It doesn’t happen all the time, but when I draw a total blank for a customer’s request, I’m grateful to the members of children’s bookselling world for bailing me out. There are two internet listservs that are only for children’s books: the ABC and the NECBA. (I should add, I’m sure there are more, but these are the only two I have access to.) The ABC is part of the American Booksellers Association and NECBA is the children’s book group of the New England Independent Booksellers Association. Having access to other children’s booksellers makes such a difference in my work life.
Bookstores can be very solitary places to work. The only immediate colleagues you have are the staff at your store. But sometimes, everyone draws a blank on a certain title or we just can’t think of books about a certain time period. Yes, there are ways to look these things up, but often they can lead on wild goose chases that are maddening. Sunday afternoon a new teacher came in and was looking for fiction books for her fifth and sixth grade about westward expansion. Admittedly, this is not a topic I’m well versed in. I stumbled along in the middle grade section looking for covers with wagons and western images. I realized this did not make me look all that competent. She was not looking to buy anything that day, she was planning for a unit in six weeks. So I regrouped. I told the teacher honestly, “This subject is not my strong suit, but I can ask my bookseller friends and see what they suggest.”
Yes, I could have gone to any number of internet searches, and had she been needing a book that day, I would have. But her timeframe allowed to go to my friends on the web. Within minutes of posting my query, I got some answers. Sadly, not as many as I’d hoped for, but knowing the collective brain of children’s bookselling world (okay, mostly the world of New England) could help me made me feel better. And my customer was heartily impressed that I could just pose a question of other booksellers and get some pretty speedy answers.

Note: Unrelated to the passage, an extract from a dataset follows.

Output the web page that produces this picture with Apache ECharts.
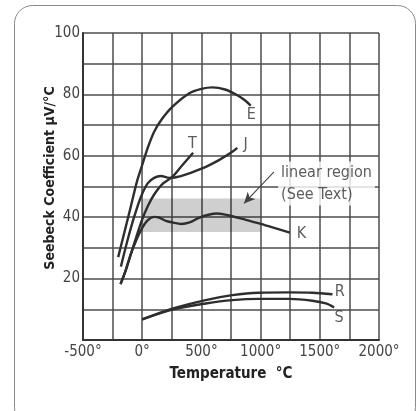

Knowing that I have ready and easy access to the “collective brain” as we call it makes me a better bookseller. I can safely ask questions of people with different strengths than I have. And the beauty of this versus an internet search is booksellers are speaking about books they know and feel confident about. So I don’t have to look up reviews for books I’ve found on an internet search – these titles come pre-vetted by my peers. The other great thing about this is the feeling of camaraderie with other booksellers. There is a lovely sense of having backup when I’m at a loss, and that is a lovely safety ring to grab hold of.